Sementara di lini rudal udara ke udara, TNI AU memboyong R-77 dan R-73. Rudal
R-77 buatan Rusia ini sanggup melesat dengan kecepatan 4 Mach hingga jarak 80
km. Sementara rudal R-73 (Kode NATO; AA-11 Archer), bisa disebut sebagai rudal
yang punya komparasi full dengan Sidewinder AIM-P2 dan AIM-P4.
Nah, kini
Kohanudnas telah mampu mengordinasikan jajaran dibawahnya (Kosek-I s/d IV)
beserta jajarannya, serta rentang kendali kodal dengan Koopsau yang membawahi
skadron-skadron tempur yang siap setiap saat untuk mempertahankan dan
mengamankan wilayah kedaulatan NKRI. Operasi dari tiga contoh penyergapan
diatas menunjukkan ketat serta rapihnya kodal antara unsur pimpinan Hanudnas,
Kosek, Radar militer dan sipil, Skadron Udara, penerbang tempur, ATC Bandara,
Pejabat di Pangkalan Udara (Lanud).
Penyergapan
Gulfstream Saudi Arabia menunjukkan walau walau ada black flight dengan
kecepatan hampit Mach-1, mereka tetap terkejar oleh Sukhoi dengan kecepatan
Mach 1,5. Dari semuanya ini, membuktikan bahwa alutsista modern telah mampu diawaki
oleh personil-personil TNI AU, dan kini manajemen operasi dan perang udara
telah semakin tertata.
Suatu hal
yang sangat positif dari pengoperasian pesawat tempur Sukhoi sebagai back bone
pertahanan udara, secara psikologis kini militer Indonesia (kekuatan udara)

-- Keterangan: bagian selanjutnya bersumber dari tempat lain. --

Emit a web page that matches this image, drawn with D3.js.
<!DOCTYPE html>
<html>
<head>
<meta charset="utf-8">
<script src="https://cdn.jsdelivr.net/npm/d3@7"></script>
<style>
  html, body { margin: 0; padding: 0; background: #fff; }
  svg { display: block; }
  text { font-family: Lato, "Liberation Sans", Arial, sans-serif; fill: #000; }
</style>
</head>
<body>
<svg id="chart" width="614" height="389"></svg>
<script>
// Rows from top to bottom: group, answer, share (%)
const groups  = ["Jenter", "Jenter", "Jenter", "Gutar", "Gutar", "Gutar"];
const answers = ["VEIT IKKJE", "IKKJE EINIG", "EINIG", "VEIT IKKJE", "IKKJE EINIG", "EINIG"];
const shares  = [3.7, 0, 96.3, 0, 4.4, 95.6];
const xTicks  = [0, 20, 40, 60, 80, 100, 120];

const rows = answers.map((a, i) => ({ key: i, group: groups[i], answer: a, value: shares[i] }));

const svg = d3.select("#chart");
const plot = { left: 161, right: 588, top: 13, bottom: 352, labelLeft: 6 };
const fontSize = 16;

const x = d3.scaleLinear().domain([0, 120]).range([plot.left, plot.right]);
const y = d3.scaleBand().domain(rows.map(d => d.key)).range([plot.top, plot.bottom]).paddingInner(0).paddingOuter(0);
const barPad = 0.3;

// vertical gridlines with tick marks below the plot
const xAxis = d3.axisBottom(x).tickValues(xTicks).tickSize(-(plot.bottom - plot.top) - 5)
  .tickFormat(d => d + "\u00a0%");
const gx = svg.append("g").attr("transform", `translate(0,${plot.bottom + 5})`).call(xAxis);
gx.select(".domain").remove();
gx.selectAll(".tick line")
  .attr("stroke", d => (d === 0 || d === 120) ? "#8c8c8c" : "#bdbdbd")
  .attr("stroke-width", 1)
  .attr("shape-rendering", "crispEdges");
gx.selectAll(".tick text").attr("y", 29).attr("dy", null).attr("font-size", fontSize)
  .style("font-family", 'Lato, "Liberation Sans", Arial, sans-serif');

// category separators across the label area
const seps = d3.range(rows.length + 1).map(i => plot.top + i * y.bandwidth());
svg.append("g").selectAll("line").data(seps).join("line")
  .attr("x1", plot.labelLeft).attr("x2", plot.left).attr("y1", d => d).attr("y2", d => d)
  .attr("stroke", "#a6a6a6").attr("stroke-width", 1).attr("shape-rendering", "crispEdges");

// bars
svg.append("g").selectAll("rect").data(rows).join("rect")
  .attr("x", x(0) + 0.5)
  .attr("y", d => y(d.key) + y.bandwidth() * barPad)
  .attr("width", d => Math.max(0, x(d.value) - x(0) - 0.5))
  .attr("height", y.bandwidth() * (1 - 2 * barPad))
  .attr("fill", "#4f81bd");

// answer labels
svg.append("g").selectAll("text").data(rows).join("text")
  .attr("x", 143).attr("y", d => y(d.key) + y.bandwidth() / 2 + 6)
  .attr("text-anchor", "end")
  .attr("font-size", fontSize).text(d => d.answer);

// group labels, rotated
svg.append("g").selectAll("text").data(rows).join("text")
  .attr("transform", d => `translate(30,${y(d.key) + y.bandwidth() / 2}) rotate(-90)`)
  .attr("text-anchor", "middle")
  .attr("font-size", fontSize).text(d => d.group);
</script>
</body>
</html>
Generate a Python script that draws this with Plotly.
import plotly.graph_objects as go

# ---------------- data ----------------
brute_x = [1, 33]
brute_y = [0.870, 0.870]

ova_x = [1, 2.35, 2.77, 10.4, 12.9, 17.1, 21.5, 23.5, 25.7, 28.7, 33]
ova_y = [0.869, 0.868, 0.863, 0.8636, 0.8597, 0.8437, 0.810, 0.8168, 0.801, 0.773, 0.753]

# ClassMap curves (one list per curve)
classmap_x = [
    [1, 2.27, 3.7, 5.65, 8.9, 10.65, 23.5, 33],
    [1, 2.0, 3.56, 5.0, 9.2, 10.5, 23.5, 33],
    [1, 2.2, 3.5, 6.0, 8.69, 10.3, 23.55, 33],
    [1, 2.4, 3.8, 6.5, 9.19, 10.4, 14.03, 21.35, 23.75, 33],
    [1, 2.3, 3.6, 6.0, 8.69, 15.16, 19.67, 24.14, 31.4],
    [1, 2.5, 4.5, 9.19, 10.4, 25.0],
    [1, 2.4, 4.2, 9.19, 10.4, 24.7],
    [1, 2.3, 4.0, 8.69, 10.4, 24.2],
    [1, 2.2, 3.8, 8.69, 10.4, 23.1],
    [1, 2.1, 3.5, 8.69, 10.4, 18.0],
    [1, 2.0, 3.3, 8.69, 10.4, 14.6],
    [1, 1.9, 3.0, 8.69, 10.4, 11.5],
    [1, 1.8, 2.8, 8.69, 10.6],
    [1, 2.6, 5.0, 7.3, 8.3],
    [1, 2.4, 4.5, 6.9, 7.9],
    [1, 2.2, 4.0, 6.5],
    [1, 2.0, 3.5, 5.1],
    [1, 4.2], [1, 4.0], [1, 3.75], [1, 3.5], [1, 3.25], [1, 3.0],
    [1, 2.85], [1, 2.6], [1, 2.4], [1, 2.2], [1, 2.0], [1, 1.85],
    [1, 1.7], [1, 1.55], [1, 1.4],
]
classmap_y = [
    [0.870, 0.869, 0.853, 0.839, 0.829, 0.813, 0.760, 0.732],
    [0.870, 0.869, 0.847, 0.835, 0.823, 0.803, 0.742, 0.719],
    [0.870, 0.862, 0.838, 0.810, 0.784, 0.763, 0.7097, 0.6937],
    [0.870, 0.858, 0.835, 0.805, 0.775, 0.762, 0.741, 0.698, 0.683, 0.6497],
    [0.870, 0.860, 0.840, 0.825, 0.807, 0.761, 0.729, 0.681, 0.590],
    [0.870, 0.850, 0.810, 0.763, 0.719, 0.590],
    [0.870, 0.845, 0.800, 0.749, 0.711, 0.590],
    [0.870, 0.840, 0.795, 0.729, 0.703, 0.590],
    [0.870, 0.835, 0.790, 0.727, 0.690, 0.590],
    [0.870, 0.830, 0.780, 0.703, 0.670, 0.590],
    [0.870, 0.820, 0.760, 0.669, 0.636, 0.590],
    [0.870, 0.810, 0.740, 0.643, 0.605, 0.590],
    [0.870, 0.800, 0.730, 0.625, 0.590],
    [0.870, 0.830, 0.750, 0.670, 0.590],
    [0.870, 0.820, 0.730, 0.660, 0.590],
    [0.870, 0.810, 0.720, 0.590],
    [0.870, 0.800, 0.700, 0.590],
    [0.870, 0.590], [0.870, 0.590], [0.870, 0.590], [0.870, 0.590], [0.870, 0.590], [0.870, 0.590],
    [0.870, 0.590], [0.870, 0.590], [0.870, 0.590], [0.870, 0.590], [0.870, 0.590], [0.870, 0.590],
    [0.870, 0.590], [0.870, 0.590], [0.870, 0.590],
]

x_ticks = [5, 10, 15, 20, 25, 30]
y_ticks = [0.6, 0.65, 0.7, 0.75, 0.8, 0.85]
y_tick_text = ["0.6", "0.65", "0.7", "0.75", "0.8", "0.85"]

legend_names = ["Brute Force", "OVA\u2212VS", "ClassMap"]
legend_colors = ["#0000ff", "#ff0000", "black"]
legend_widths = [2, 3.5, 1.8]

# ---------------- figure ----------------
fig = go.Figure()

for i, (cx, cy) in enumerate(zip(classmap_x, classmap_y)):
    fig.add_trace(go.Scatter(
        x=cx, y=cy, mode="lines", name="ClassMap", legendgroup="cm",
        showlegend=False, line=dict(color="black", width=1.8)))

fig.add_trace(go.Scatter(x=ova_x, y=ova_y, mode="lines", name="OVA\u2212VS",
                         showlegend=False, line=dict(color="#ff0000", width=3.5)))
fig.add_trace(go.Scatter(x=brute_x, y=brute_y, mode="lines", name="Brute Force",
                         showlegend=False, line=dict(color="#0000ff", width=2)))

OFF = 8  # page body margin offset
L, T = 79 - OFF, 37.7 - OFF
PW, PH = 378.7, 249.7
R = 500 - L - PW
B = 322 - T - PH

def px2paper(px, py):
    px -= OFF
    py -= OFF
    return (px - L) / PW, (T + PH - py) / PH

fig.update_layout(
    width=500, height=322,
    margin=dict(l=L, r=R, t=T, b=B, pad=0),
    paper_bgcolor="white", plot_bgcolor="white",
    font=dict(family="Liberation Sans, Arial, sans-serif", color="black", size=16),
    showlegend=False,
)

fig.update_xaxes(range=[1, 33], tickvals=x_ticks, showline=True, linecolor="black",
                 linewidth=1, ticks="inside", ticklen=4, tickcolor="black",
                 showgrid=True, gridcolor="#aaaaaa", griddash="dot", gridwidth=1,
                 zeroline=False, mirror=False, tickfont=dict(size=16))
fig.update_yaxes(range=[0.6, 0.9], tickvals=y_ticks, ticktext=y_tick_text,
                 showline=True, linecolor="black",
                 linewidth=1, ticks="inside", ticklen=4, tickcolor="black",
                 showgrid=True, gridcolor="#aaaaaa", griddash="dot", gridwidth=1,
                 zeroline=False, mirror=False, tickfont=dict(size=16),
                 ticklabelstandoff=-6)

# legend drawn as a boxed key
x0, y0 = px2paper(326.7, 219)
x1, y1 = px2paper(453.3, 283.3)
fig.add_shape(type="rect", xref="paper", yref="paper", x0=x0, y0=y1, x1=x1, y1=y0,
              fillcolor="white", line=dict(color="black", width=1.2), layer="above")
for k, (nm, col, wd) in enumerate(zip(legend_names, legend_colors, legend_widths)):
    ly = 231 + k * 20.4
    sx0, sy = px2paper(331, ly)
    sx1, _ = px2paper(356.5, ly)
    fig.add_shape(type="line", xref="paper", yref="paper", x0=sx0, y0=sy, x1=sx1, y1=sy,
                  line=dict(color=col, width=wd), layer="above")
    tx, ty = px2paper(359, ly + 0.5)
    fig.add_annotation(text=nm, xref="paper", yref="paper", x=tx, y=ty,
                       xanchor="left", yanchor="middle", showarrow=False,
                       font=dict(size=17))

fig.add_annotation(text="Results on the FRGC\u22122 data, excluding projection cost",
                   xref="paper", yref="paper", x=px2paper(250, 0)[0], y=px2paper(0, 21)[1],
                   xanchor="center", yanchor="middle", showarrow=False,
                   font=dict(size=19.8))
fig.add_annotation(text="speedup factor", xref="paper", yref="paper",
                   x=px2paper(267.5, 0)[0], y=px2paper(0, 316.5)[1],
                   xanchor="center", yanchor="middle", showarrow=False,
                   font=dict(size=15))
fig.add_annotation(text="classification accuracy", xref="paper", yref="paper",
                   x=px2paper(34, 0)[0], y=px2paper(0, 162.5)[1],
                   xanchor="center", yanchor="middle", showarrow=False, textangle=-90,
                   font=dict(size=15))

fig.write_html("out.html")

oleh militer asing dinilai telah mampu memonitor dan bereaksi cepat terhadap
setiap penerbangan asing dalam rangka mempertahankan kedaulatan wilayah.
Negara-negara lain tidak akan bisa seenaknya mengacak-acak wilayah RI seperti
pada masa lalu.
Semoga hasil
dan bukti positif operasi penyergapan black flight tersebut semakin meyakinkan
pimpinan nasional, Presiden Jokowi untuk kembali melanjutkan penataan
modernisasi alutsista TNI. Kini TNI AU, Mabes TNI serta Kementerian Pertahanan
mempunyai pekerjaan rumah untuk memilih, menentukan serta melakukan penggantian
pesawat tempur F-5 Tiger yang harus sudah pensiun karena sudah tidak valid
sebagai alutsista pertahanan udara (pesawat tempur sergap). Mudah-mudahan dalam
renstra selanjutnya penggantian ini dapat di realisasikan. Semoga bermanfaat.